Training a commercial AI on a competitor's copyrighted material
Building a substitute for someone's product out of their own copyrighted work is not transformative. It is just competition with extra steps and a lawsuit.
Not legal advice. Sally roasts behaviour and use-cases in general, never your specific situation, and nothing here replaces a real lawyer. The cases are real; what you do about them is between you and someone licensed to tell you.
Using a rival's copyrighted database or content to train a model that competes with that same rival.
Thomson Reuters v. Ross Intelligence Inc.
D. Del., summary judgment Feb. 2025 (on appeal) · US (D. Delaware)
Ross trained a legal-research AI on material derived from Westlaw headnotes to build a competing product.
The first US federal ruling rejecting a fair-use defence for AI training, finding the use non-transformative and a market substitute. On appeal.

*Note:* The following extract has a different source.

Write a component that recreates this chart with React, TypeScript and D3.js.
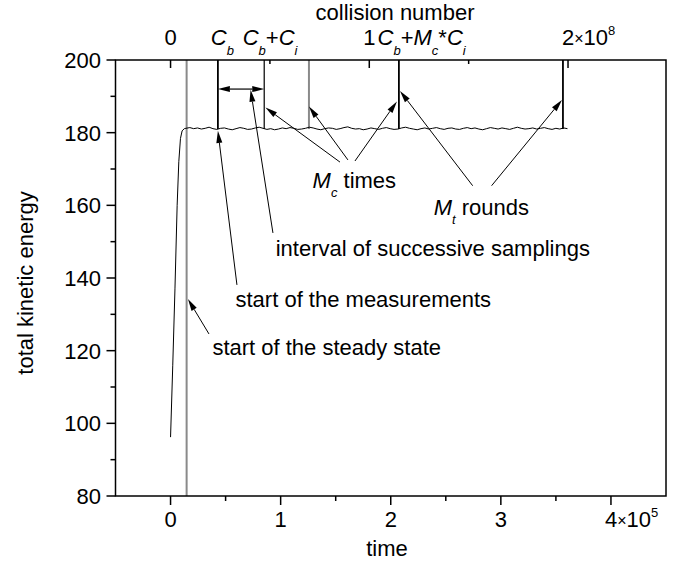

A court delivered the first US federal ruling rejecting a fair-use defence for AI training, where a company trained a legal-research tool on a competitor's copyrighted headnotes. The use was found non-transformative and a market substitute, which is roughly the worst combination of words you can hear in a fair-use analysis.
Fair use leans on whether your use transforms the original and whether it harms the market for it. Train on a competitor's material to build a rival product and you have answered both questions against yourself.
“You fed a rival's work to your model to beat the rival, then acted surprised that the word "substitute" appeared in the ruling.”
- 01Do not train on a competitor's protected content to build something that competes with them.
- 02License the data, or use sources you genuinely have the right to train on.
- 03Run a real fair-use analysis with a lawyer before assuming training is automatically permitted.
Not legal advice. General commentary on a use-case, not your situation. Talk to a real lawyer before you act.